The Haw River Assembly shares their data with anyone that asks for it. The Department of Water Resources uses the data for their integrated water quality report. Water Basin planners look at the data to get big picture, full story ideas that they take into consideration as they look at how nutrients are managed and how to address stormwater issues. HRA works with representatives in the House to introduce bills to regulate and increase transparency. So the state agencies have the water quality information that they need to regulate.

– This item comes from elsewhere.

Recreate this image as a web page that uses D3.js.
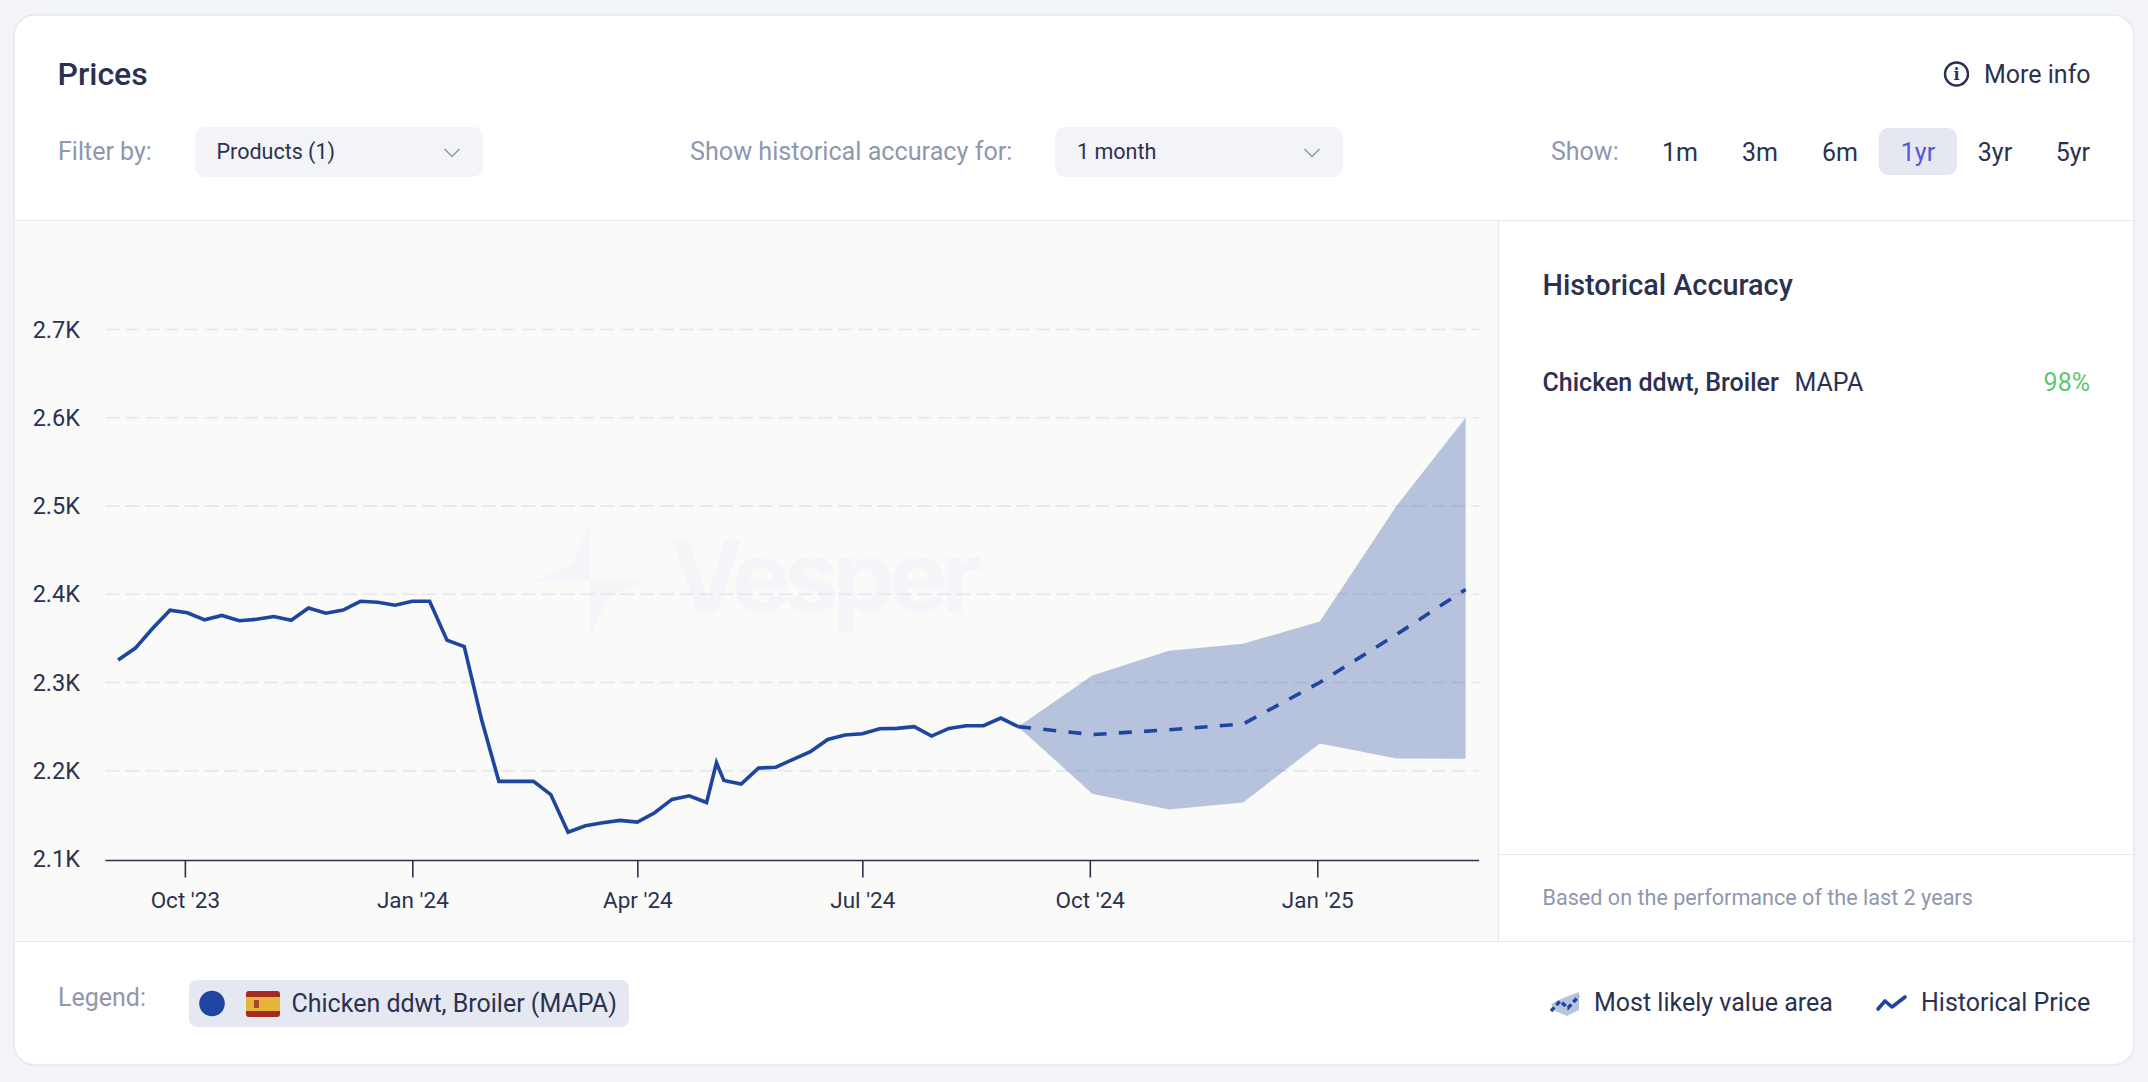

Ideally, HRA wanted a data sharing system that supported porting entire data collections as well as analytical results to multiple audiences and stakeholders with varying end uses and understanding of the data. To achieve this goal, The Commons and the HRA worked together to build a website that showcases the following:
- Live maps powered by Water Reporter that showcase latest samples and trends for specific monitoring programs
- Background information about the monitoring programs
- Calls to Action to encourage engagement and financial support of future monitoring activities
- Opportunities to export data
Water Reporter’s customizable maps can help communicate the critical information about the Haw River. Multiple maps or layers of data drive home distinct messages to broad audiences. People who use the Haw to swim need different information than those receiving water in their kitchen faucet from the river. Prior to use of Water Reporter, the Haw River Assembly often shared spreadsheets of their data with the public.
“We want to push this data out to the public so they know what’s in their surface water, in the Haw, and what’s in their drinking water,” explained Sutton.
Building Systems to Communicate and Share Analyzed Data
We’re showing that there is an impact on water quality. We hope that community groups using this information can come up with solutions. Anyone can access and review the maps by visiting the Health of the Haw website. Data is updated regularly after monitoring activities are completed.